Material provided:
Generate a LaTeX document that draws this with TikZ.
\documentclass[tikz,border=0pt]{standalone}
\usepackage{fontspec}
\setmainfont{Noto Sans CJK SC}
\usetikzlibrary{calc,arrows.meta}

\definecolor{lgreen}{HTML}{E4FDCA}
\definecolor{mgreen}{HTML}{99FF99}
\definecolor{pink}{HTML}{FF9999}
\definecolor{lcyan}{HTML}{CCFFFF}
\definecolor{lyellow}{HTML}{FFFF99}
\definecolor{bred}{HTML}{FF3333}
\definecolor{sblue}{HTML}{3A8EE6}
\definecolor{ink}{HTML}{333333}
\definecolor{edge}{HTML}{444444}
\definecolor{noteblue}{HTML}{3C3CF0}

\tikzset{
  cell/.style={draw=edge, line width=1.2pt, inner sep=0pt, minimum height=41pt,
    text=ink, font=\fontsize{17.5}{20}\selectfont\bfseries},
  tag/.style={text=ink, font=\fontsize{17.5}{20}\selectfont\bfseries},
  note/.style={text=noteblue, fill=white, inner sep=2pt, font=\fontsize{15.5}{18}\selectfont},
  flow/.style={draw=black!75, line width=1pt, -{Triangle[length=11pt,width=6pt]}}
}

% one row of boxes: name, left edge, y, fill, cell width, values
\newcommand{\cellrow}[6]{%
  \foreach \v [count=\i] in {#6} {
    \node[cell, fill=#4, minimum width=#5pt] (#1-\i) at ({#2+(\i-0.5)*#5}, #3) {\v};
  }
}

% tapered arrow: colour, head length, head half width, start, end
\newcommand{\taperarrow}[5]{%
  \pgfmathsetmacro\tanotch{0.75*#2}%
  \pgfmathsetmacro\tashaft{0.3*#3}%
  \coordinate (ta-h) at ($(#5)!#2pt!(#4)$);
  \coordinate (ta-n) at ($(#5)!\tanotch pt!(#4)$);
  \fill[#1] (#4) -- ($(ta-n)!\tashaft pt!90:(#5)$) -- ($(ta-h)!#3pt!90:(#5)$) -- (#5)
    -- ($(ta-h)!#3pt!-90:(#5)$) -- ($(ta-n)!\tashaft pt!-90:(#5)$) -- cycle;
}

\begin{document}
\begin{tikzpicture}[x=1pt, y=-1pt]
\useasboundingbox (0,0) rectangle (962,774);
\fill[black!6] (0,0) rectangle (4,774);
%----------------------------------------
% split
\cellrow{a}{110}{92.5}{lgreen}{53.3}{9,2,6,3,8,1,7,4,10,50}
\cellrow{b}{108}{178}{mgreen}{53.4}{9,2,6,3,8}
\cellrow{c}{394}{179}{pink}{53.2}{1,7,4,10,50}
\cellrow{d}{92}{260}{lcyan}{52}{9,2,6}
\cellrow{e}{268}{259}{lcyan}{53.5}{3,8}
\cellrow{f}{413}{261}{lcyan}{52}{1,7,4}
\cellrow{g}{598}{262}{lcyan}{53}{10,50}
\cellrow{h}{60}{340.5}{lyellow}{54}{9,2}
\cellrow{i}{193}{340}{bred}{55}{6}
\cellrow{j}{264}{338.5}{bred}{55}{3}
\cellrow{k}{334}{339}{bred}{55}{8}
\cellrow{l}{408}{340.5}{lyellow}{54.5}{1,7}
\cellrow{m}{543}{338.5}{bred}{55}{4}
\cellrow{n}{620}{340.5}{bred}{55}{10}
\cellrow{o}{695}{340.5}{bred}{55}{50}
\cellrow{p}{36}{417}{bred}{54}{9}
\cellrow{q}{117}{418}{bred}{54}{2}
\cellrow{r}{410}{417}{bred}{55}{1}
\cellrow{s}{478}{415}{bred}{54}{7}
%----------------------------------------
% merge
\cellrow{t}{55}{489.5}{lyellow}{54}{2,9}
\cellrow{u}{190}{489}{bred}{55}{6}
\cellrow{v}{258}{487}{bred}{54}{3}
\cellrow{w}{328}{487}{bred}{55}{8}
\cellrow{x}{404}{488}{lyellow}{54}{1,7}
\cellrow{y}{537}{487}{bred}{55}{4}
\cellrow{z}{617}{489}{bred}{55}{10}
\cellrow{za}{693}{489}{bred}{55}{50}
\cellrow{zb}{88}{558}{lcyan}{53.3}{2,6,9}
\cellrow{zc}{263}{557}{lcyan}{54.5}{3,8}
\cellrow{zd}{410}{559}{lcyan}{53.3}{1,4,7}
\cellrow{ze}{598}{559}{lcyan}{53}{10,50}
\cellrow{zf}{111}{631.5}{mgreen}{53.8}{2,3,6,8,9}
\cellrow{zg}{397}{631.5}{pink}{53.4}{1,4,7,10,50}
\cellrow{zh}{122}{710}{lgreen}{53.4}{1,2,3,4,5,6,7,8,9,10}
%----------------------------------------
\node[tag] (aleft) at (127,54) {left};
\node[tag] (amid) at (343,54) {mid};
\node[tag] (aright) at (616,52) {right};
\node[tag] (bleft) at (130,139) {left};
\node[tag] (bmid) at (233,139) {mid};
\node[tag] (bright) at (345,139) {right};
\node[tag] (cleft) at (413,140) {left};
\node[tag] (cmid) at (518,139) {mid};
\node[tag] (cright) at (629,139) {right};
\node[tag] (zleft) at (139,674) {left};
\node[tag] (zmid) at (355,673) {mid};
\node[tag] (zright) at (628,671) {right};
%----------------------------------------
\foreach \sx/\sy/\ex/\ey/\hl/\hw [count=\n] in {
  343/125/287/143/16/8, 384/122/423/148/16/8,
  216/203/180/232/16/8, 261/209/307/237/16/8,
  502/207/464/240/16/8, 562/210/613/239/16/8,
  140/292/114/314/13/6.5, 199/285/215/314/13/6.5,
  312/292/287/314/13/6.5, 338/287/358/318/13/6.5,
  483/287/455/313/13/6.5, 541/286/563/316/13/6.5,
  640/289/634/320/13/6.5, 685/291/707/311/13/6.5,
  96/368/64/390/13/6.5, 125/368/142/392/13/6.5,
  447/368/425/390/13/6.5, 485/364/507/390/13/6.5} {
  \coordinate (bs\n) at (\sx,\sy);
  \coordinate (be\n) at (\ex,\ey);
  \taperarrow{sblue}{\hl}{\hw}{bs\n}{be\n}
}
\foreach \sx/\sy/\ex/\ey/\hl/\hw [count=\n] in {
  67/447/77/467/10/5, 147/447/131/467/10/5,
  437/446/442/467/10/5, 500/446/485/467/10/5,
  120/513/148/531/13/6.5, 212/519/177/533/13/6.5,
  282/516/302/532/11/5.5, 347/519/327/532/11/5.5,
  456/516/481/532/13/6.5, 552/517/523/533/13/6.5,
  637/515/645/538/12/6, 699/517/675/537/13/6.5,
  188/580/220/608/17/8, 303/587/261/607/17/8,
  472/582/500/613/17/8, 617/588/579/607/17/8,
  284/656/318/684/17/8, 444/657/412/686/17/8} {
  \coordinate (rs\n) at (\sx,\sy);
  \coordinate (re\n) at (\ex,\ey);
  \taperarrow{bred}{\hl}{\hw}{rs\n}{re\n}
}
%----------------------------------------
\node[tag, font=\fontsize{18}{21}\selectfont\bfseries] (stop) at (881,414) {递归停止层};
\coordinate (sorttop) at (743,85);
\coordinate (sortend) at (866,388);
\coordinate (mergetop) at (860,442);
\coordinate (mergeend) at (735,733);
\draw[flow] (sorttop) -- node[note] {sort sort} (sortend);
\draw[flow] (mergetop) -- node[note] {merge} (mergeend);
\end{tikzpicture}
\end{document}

...

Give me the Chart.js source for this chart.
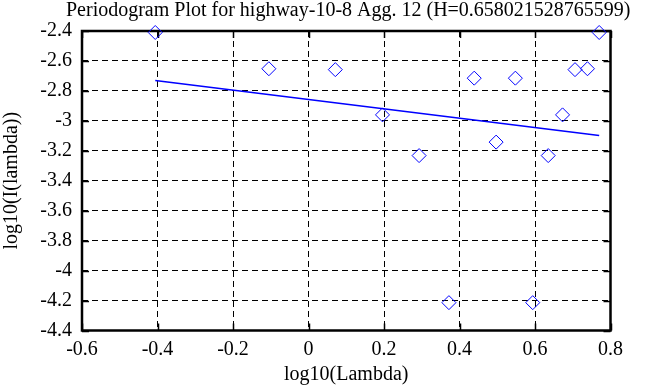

* * *

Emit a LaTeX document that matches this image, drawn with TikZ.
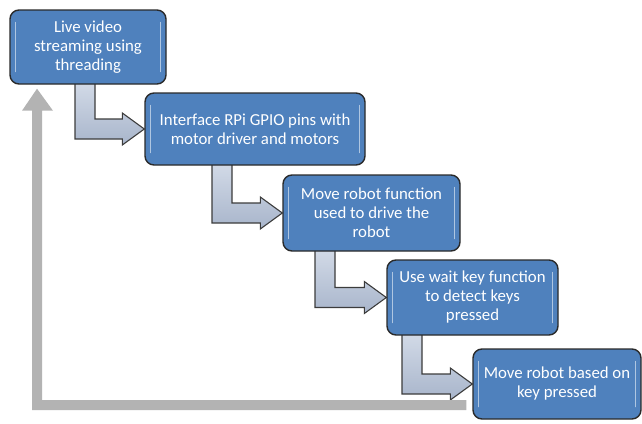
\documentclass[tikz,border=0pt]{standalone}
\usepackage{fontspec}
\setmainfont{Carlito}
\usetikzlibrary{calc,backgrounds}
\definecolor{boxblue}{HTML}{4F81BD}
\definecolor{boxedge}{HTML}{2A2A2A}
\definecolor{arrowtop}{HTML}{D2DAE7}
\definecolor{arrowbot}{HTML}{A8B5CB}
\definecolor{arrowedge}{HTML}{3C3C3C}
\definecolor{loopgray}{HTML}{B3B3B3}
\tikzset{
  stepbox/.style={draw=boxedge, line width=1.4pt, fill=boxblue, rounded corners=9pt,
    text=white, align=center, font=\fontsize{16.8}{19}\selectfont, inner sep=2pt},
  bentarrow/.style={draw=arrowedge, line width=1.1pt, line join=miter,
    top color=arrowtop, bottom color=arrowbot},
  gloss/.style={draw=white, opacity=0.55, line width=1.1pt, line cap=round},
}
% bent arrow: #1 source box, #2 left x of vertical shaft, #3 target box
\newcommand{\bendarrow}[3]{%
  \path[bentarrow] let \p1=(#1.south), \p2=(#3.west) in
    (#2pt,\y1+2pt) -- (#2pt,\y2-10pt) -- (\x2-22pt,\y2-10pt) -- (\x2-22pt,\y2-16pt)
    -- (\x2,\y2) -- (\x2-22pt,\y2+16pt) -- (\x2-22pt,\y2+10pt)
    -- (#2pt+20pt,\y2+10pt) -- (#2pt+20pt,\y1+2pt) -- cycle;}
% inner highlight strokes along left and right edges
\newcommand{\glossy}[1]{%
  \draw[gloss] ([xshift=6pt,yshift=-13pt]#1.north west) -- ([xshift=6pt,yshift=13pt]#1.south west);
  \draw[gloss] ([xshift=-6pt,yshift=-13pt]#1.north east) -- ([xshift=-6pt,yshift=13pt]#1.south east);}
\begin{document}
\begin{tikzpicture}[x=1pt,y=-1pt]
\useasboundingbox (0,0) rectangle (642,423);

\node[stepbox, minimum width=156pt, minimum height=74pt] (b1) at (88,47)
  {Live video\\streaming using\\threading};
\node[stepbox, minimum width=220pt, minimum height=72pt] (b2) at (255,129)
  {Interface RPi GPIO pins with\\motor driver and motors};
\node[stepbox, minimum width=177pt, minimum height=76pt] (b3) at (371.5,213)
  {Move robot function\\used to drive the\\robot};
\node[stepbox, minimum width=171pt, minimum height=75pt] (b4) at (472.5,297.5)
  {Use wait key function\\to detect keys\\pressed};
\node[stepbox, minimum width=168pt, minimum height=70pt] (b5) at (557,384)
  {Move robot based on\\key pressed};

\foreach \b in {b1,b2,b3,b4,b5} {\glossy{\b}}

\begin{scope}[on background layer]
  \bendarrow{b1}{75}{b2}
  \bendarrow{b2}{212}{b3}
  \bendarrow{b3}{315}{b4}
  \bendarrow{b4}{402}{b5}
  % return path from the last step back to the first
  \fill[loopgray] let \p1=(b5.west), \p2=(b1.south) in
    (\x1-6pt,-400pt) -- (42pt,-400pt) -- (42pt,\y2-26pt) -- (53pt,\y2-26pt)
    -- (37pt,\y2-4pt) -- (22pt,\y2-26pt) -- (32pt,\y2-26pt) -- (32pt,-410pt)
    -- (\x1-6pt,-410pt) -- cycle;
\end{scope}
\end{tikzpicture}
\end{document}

Problem statement:
Between the line with "Emit a LaTeX" and the line with "(0,0) rectangle (642,423);", ends included, lies the span to copy exactly; copy nothing else and leave out the pictures.

Reply to the task:
Emit a LaTeX document that matches this image, drawn with TikZ.
\documentclass[tikz,border=0pt]{standalone}
\usepackage{fontspec}
\setmainfont{Carlito}
\usetikzlibrary{calc,backgrounds}
\definecolor{boxblue}{HTML}{4F81BD}
\definecolor{boxedge}{HTML}{2A2A2A}
\definecolor{arrowtop}{HTML}{D2DAE7}
\definecolor{arrowbot}{HTML}{A8B5CB}
\definecolor{arrowedge}{HTML}{3C3C3C}
\definecolor{loopgray}{HTML}{B3B3B3}
\tikzset{
  stepbox/.style={draw=boxedge, line width=1.4pt, fill=boxblue, rounded corners=9pt,
    text=white, align=center, font=\fontsize{16.8}{19}\selectfont, inner sep=2pt},
  bentarrow/.style={draw=arrowedge, line width=1.1pt, line join=miter,
    top color=arrowtop, bottom color=arrowbot},
  gloss/.style={draw=white, opacity=0.55, line width=1.1pt, line cap=round},
}
% bent arrow: #1 source box, #2 left x of vertical shaft, #3 target box
\newcommand{\bendarrow}[3]{%
  \path[bentarrow] let \p1=(#1.south), \p2=(#3.west) in
    (#2pt,\y1+2pt) -- (#2pt,\y2-10pt) -- (\x2-22pt,\y2-10pt) -- (\x2-22pt,\y2-16pt)
    -- (\x2,\y2) -- (\x2-22pt,\y2+16pt) -- (\x2-22pt,\y2+10pt)
    -- (#2pt+20pt,\y2+10pt) -- (#2pt+20pt,\y1+2pt) -- cycle;}
% inner highlight strokes along left and right edges
\newcommand{\glossy}[1]{%
  \draw[gloss] ([xshift=6pt,yshift=-13pt]#1.north west) -- ([xshift=6pt,yshift=13pt]#1.south west);
  \draw[gloss] ([xshift=-6pt,yshift=-13pt]#1.north east) -- ([xshift=-6pt,yshift=13pt]#1.south east);}
\begin{document}
\begin{tikzpicture}[x=1pt,y=-1pt]
\useasboundingbox (0,0) rectangle (642,423);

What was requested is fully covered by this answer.